Teachers and teachings come everyday . When open we learn in unexpected ways from those nearest to us as Michael Branch's beautiful story reveals.
Ladder to the Pleiades
MY DAUGHTER, Hannah Virginia, who recently turned three years old, is teaching me about the stars. Far from being a liability to her, my own profound astronomical ignorance has turned out to be her boon and, through her, a boon to me as well. The most important thing the kid has taught me is the brilliant, open secret that if you don’t go outside and look up, you won’t see anything. Every night before bedtime she takes my hand and insists that I get my bedraggled ass up and take her outside to look at the stars. If this sounds easy, ask yourself if you can match her record of going out every single night to observe the sky—something she has done without fail for more than a year now. That she has somehow brought her celestially illiterate father along is more amazing still
.Following the inexorable logic that makes a kid’s universe so astonishing, Hannah insists on looking for stars no matter the weather. At first I attempted the rational, grown-up answer: “It just isn’t clear enough to see anything tonight, honey.” But her response, which is always the same, is so emphatic and ingenuous that it is irresistible: “Dad, we can always check.” And so we check. And it is when we check that the rewards of lifting my head up and out of another long day come into focus. One cold and windy night we stepped out and discovered, through a momentary break in an impossibly thick mat of clouds, a stunning view of Sirius blazing low in the southeast. Another evening we stood in an unusual late-winter fog and saw nothing—but then we heard the courtship hooting of a nearby great horned owl, followed immediately by the distant yelping of coyotes up in the hills. We even stand out in snowstorms to stargaze, and while we’ve never seen any stars on those white nights, we’ve seen and felt and smelled the crisp shimmering that arrives only on the wings of a big January storm. Snow or no snow, Hannah knows those stars are up there, so she does easily what is somehow difficult for many of us grown-ups: she looks for them. And whether she sees stars or not, in seeking them every evening she has forged an unbreakable relation with the world-within-a-world that is night.

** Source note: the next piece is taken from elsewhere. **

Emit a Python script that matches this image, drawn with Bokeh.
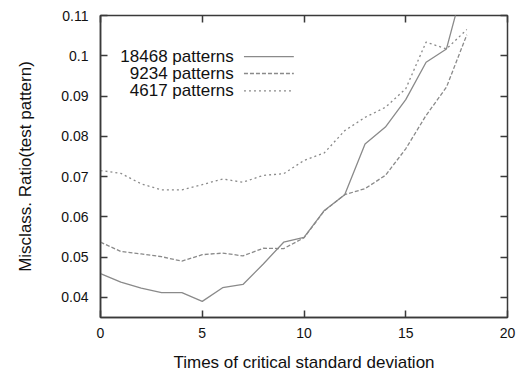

Questions are the waypoints along which Hannah’s orbit around things can be plotted, and she has asked so many questions about stars for so many nights in a row that at last I’ve been compelled to learn enough to answer some of them. In doing so I’ve stumbled into placing myself, my family, my home, on the cosmic map whose points of reference wheel across the sky. We’ve learned a surprising number of stars and constellations together. Now that we’re in our second year of performing our nightly ritual, we’re also having the gratifying experience of seeing our favorite summer stars, long gone in the high-desert winter, come round again on the year’s towering, dark clock.
The other evening after supper, my wife asked Hannah to make a wish. Without hesitating she replied, “I wish I could have a ladder tall enough to reach the stars.” As usual, I didn’t know what to say. It is impossible to dismiss a three-year-old kid when she articulates hopes that are at once so perfectly reasonable and so beautifully impossible.
Before she goes to sleep, Hannah and I look at the six-dollar cardboard star wheel I bought to help us identify constellations. Too tired to make much of it, I toss the disk down on her bed in mild frustration. She picks it up, holds it upright in front of her in both hands, stares earnestly out beyond the walls of her room, and begins to turn it left and right as if it were a steering wheel.
“Where’re you going?” I ask.
“Pleiades,” she says. “You want to come?”